Dataset extract:

-----

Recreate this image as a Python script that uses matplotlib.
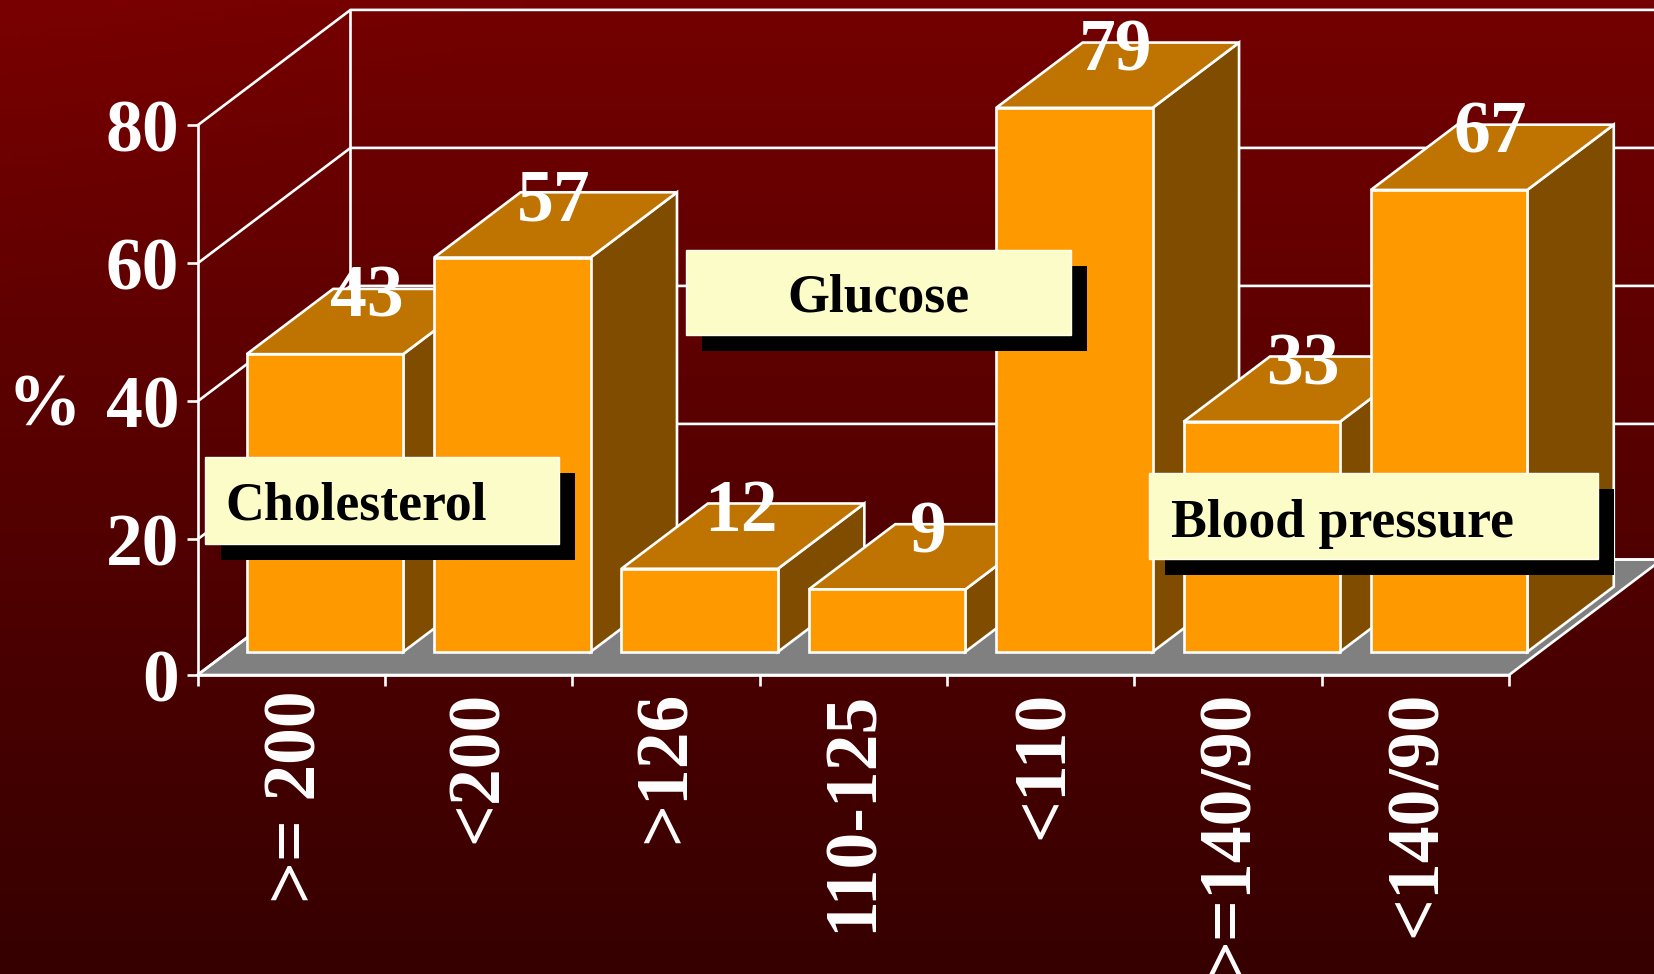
import numpy as np
import matplotlib
matplotlib.use("Agg")
import matplotlib.pyplot as plt
from matplotlib.patches import Polygon, Rectangle
from matplotlib.transforms import ScaledTranslation

plt.rcParams['font.family'] = ['Liberation Serif', 'DejaVu Serif']
plt.rcParams['font.weight'] = 'bold'

# ---- data ----
categories = [">= 200", "<200", ">126", "110-125", "<110", ">=140/90", "<140/90"]
values = [43, 57, 12, 9, 79, 33, 67]
heights = [43.5, 57.5, 12.4, 9.4, 79.2, 33.7, 67.3]
y_ticks = [0, 20, 40, 60, 80]
group_names = ["Cholesterol", "Glucose", "Blood pressure"]

W, H = 1654, 974
LEFT, RIGHT, BOTTOM, TOP = 197.5, 1509, 675, 125.4   # front plane in pixels
Y0 = 0.35                                            # level of the floor on the value scale
DEPTH_X = 153 / ((RIGHT - LEFT) / 7)                 # depth vector in data units
DEPTH_Y = 115.5 / ((BOTTOM - TOP) / (80 - Y0))
BAR_W, BAR_D0, BAR_D, BAR_SHIFT = 0.835, 0.2, 0.565, 0.017

FRONT, ROOF, SIDE = "#FF9900", "#BF7300", "#804D00"
FLOOR, BOX, LINE = "#808080", "#FCFCC8", "white"
LW = 1.9

fig = plt.figure(figsize=(W / 100, H / 100), dpi=100)

# background gradient
bg = fig.add_axes([0, 0, 1, 1], zorder=0)
yy, xx = np.mgrid[0:1:256j, 0:1:256j]
shade = 0x74 - (0x74 - 0x36) * yy + 6 * np.clip(1 - (xx * 3 + yy * 3), 0, 1)
img = np.zeros((256, 256, 3))
img[..., 0] = shade / 255
bg.imshow(img, extent=[0, 1, 0, 1], aspect='auto', origin='upper')
bg.axis('off')

ax = fig.add_axes([LEFT / W, 1 - BOTTOM / H, (RIGHT - LEFT) / W, (BOTTOM - TOP) / H], zorder=1)
ax.patch.set_alpha(0)
n = len(categories)
ax.set_xlim(0, n)
ax.set_ylim(Y0, y_ticks[-1])
tick_pos = [Y0 if v == 0 else v for v in y_ticks]


def proj(x, y, d):
    return (x + d * DEPTH_X, y + d * DEPTH_Y)


def poly(pts, fc, z):
    ax.add_patch(Polygon(pts, closed=True, fc=fc, ec=LINE, lw=LW, clip_on=False,
                         joinstyle='miter', zorder=z))


# floor
poly([proj(0, Y0, 0), proj(n, Y0, 0), proj(n, Y0, 1), proj(0, Y0, 1)], FLOOR, 1)

# walls and grid
for v in tick_pos:
    ax.plot(*zip(proj(0, v, 0), proj(0, v, 1), proj(n, v, 1)), color=LINE, lw=LW,
            clip_on=False, zorder=1.5, solid_joinstyle='miter')
ax.plot(*zip(proj(0, Y0, 1), proj(0, y_ticks[-1], 1)), color=LINE, lw=LW, clip_on=False, zorder=1.5)

# bars
for i, h in enumerate(heights):
    c = i + 0.5 + BAR_SHIFT
    x0, x1 = c - BAR_W / 2, c + BAR_W / 2
    d0, d1 = BAR_D0, BAR_D0 + BAR_D
    z = 2 + i * 0.1
    poly([proj(x1, Y0, d0), proj(x1, Y0, d1), proj(x1, h, d1), proj(x1, h, d0)], SIDE, z)
    poly([proj(x0, h, d0), proj(x1, h, d0), proj(x1, h, d1), proj(x0, h, d1)], ROOF, z)
    poly([proj(x0, Y0, d0), proj(x1, Y0, d0), proj(x1, h, d0), proj(x0, h, d0)], FRONT, z)

# value labels
for i, (h, v) in enumerate(zip(heights, values)):
    ax.text(*proj(i + 0.5 + 0.238, h + 5.4, BAR_D0), str(v), color='white', fontsize=53,
            ha='center', va='baseline', zorder=5)

# axes furniture
for s in ['top', 'right']:
    ax.spines[s].set_visible(False)
for s in ['left', 'bottom']:
    ax.spines[s].set_color(LINE)
    ax.spines[s].set_linewidth(LW)
    ax.spines[s].set_zorder(1.8)
ax.set_yticks(tick_pos)
ax.set_yticklabels([str(v) for v in y_ticks], color='white', fontsize=53)
ax.tick_params(axis='y', colors=LINE, length=8, width=LW, pad=5)
ax.set_xticks(np.arange(n + 1))
ax.set_xticklabels([])
ax.tick_params(axis='x', which='major', colors=LINE, length=8, width=LW)
ax.set_xticks(np.arange(n) + 0.5, minor=True)
ax.set_xticklabels(categories, minor=True, rotation=90, color='white', fontsize=53, ha='center', va='top')
ax.tick_params(axis='x', which='minor', length=0, pad=11)
label_nudge = [6, 0, 1, 0, 4, 2, 2]
for lab, dx in zip(ax.get_xticklabels(minor=True), label_nudge):
    lab.set_transform(lab.get_transform() + ScaledTranslation(dx * 1.05 / 100, 0, fig.dpi_scale_trans))
ax.set_ylabel('%', rotation=0, color='white', fontsize=53, fontweight='bold', ha='center', va='center')
ax.yaxis.set_label_coords((44 - LEFT) / (RIGHT - LEFT), (BOTTOM - 408) / (BOTTOM - TOP))

# group boxes (pixel layout)
ov = fig.add_axes([0, 0, 1, 1], zorder=3)
ov.set_xlim(0, W)
ov.set_ylim(H, 0)
ov.axis('off')
ov.patch.set_alpha(0)
boxes = [(205, 457, 354, 87), (686, 250, 385, 85), (1149, 473, 449, 86)]
text_pos = [(225, 520), (787, 312), (1171, 537)]
for name, (bx, by, bw, bh), (tx, ty) in zip(group_names, boxes, text_pos):
    ov.add_patch(Rectangle((bx + 16, by + 16), bw, bh, fc='black', ec='none'))
    ov.add_patch(Rectangle((bx, by), bw, bh, fc=BOX, ec='#FFFFF0', lw=1))
    ov.text(tx, ty, name, color='black', fontsize=38.7, ha='left', va='baseline')

fig.savefig("out.png", dpi=100)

-----

What to work on:
Begin at the top of the material above and output each line exactly, stopping after the line that holds "return (x + d * DEPTH_X, y + d * DEPTH_Y)". Leave out pictures.

Worked solution:
Recreate this image as a Python script that uses matplotlib.
import numpy as np
import matplotlib
matplotlib.use("Agg")
import matplotlib.pyplot as plt
from matplotlib.patches import Polygon, Rectangle
from matplotlib.transforms import ScaledTranslation

plt.rcParams['font.family'] = ['Liberation Serif', 'DejaVu Serif']
plt.rcParams['font.weight'] = 'bold'

# ---- data ----
categories = [">= 200", "<200", ">126", "110-125", "<110", ">=140/90", "<140/90"]
values = [43, 57, 12, 9, 79, 33, 67]
heights = [43.5, 57.5, 12.4, 9.4, 79.2, 33.7, 67.3]
y_ticks = [0, 20, 40, 60, 80]
group_names = ["Cholesterol", "Glucose", "Blood pressure"]

W, H = 1654, 974
LEFT, RIGHT, BOTTOM, TOP = 197.5, 1509, 675, 125.4   # front plane in pixels
Y0 = 0.35                                            # level of the floor on the value scale
DEPTH_X = 153 / ((RIGHT - LEFT) / 7)                 # depth vector in data units
DEPTH_Y = 115.5 / ((BOTTOM - TOP) / (80 - Y0))
BAR_W, BAR_D0, BAR_D, BAR_SHIFT = 0.835, 0.2, 0.565, 0.017

FRONT, ROOF, SIDE = "#FF9900", "#BF7300", "#804D00"
FLOOR, BOX, LINE = "#808080", "#FCFCC8", "white"
LW = 1.9

fig = plt.figure(figsize=(W / 100, H / 100), dpi=100)

# background gradient
bg = fig.add_axes([0, 0, 1, 1], zorder=0)
yy, xx = np.mgrid[0:1:256j, 0:1:256j]
shade = 0x74 - (0x74 - 0x36) * yy + 6 * np.clip(1 - (xx * 3 + yy * 3), 0, 1)
img = np.zeros((256, 256, 3))
img[..., 0] = shade / 255
bg.imshow(img, extent=[0, 1, 0, 1], aspect='auto', origin='upper')
bg.axis('off')

ax = fig.add_axes([LEFT / W, 1 - BOTTOM / H, (RIGHT - LEFT) / W, (BOTTOM - TOP) / H], zorder=1)
ax.patch.set_alpha(0)
n = len(categories)
ax.set_xlim(0, n)
ax.set_ylim(Y0, y_ticks[-1])
tick_pos = [Y0 if v == 0 else v for v in y_ticks]


def proj(x, y, d):
    return (x + d * DEPTH_X, y + d * DEPTH_Y)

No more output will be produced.